Repeat the data word for word. Do not include the pictures.

## begin Supplied information

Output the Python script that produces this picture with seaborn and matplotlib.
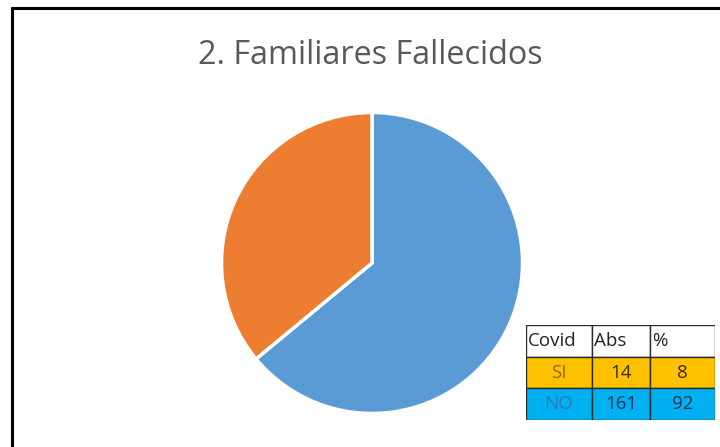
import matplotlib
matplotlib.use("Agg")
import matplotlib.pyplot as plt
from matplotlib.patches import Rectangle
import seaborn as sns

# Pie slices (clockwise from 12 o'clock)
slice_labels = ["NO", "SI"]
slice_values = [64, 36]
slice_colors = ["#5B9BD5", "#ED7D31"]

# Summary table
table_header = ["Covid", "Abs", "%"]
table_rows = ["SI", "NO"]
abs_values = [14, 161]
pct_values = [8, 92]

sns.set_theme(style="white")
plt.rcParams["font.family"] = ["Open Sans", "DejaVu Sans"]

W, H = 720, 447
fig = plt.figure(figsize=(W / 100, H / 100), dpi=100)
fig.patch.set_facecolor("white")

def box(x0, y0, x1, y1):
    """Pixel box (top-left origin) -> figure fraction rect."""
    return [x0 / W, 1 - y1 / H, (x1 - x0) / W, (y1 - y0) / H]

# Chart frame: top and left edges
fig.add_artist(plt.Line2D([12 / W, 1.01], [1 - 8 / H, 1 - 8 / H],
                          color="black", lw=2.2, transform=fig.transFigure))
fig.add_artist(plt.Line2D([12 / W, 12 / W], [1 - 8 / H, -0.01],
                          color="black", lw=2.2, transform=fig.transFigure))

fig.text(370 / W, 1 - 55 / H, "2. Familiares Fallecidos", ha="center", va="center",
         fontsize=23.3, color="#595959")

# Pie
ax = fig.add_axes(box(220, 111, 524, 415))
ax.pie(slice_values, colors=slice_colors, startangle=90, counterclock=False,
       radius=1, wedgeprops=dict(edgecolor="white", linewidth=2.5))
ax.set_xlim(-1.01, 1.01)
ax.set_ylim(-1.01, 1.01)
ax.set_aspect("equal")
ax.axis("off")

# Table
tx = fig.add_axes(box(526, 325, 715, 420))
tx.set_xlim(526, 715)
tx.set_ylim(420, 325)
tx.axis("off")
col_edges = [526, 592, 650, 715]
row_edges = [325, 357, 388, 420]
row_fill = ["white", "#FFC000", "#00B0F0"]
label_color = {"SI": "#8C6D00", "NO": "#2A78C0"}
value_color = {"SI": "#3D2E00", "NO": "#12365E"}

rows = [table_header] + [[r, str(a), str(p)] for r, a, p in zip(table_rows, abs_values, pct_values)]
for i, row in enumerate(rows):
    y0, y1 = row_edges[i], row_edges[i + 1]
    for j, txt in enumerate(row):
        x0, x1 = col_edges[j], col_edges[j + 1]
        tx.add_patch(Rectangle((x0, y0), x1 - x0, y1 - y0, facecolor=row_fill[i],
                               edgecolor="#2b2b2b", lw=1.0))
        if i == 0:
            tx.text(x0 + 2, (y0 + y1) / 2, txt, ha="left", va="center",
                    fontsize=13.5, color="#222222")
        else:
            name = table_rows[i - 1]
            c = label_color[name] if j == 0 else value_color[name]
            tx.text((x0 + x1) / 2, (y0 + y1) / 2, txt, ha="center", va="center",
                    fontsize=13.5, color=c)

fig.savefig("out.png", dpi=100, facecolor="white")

## end Supplied information

▶ [Output for this task]:
Output the Python script that produces this picture with seaborn and matplotlib.
import matplotlib
matplotlib.use("Agg")
import matplotlib.pyplot as plt
from matplotlib.patches import Rectangle
import seaborn as sns

# Pie slices (clockwise from 12 o'clock)
slice_labels = ["NO", "SI"]
slice_values = [64, 36]
slice_colors = ["#5B9BD5", "#ED7D31"]

# Summary table
table_header = ["Covid", "Abs", "%"]
table_rows = ["SI", "NO"]
abs_values = [14, 161]
pct_values = [8, 92]

sns.set_theme(style="white")
plt.rcParams["font.family"] = ["Open Sans", "DejaVu Sans"]

W, H = 720, 447
fig = plt.figure(figsize=(W / 100, H / 100), dpi=100)
fig.patch.set_facecolor("white")

def box(x0, y0, x1, y1):
    """Pixel box (top-left origin) -> figure fraction rect."""
    return [x0 / W, 1 - y1 / H, (x1 - x0) / W, (y1 - y0) / H]

# Chart frame: top and left edges
fig.add_artist(plt.Line2D([12 / W, 1.01], [1 - 8 / H, 1 - 8 / H],
                          color="black", lw=2.2, transform=fig.transFigure))
fig.add_artist(plt.Line2D([12 / W, 12 / W], [1 - 8 / H, -0.01],
                          color="black", lw=2.2, transform=fig.transFigure))

fig.text(370 / W, 1 - 55 / H, "2. Familiares Fallecidos", ha="center", va="center",
         fontsize=23.3, color="#595959")

# Pie
ax = fig.add_axes(box(220, 111, 524, 415))
ax.pie(slice_values, colors=slice_colors, startangle=90, counterclock=False,
       radius=1, wedgeprops=dict(edgecolor="white", linewidth=2.5))
ax.set_xlim(-1.01, 1.01)
ax.set_ylim(-1.01, 1.01)
ax.set_aspect("equal")
ax.axis("off")

# Table
tx = fig.add_axes(box(526, 325, 715, 420))
tx.set_xlim(526, 715)
tx.set_ylim(420, 325)
tx.axis("off")
col_edges = [526, 592, 650, 715]
row_edges = [325, 357, 388, 420]
row_fill = ["white", "#FFC000", "#00B0F0"]
label_color = {"SI": "#8C6D00", "NO": "#2A78C0"}
value_color = {"SI": "#3D2E00", "NO": "#12365E"}

rows = [table_header] + [[r, str(a), str(p)] for r, a, p in zip(table_rows, abs_values, pct_values)]
for i, row in enumerate(rows):
    y0, y1 = row_edges[i], row_edges[i + 1]
    for j, txt in enumerate(row):
        x0, x1 = col_edges[j], col_edges[j + 1]
        tx.add_patch(Rectangle((x0, y0), x1 - x0, y1 - y0, facecolor=row_fill[i],
                               edgecolor="#2b2b2b", lw=1.0))
        if i == 0:
            tx.text(x0 + 2, (y0 + y1) / 2, txt, ha="left", va="center",
                    fontsize=13.5, color="#222222")
        else:
            name = table_rows[i - 1]
            c = label_color[name] if j == 0 else value_color[name]
            tx.text((x0 + x1) / 2, (y0 + y1) / 2, txt, ha="center", va="center",
                    fontsize=13.5, color=c)

fig.savefig("out.png", dpi=100, facecolor="white")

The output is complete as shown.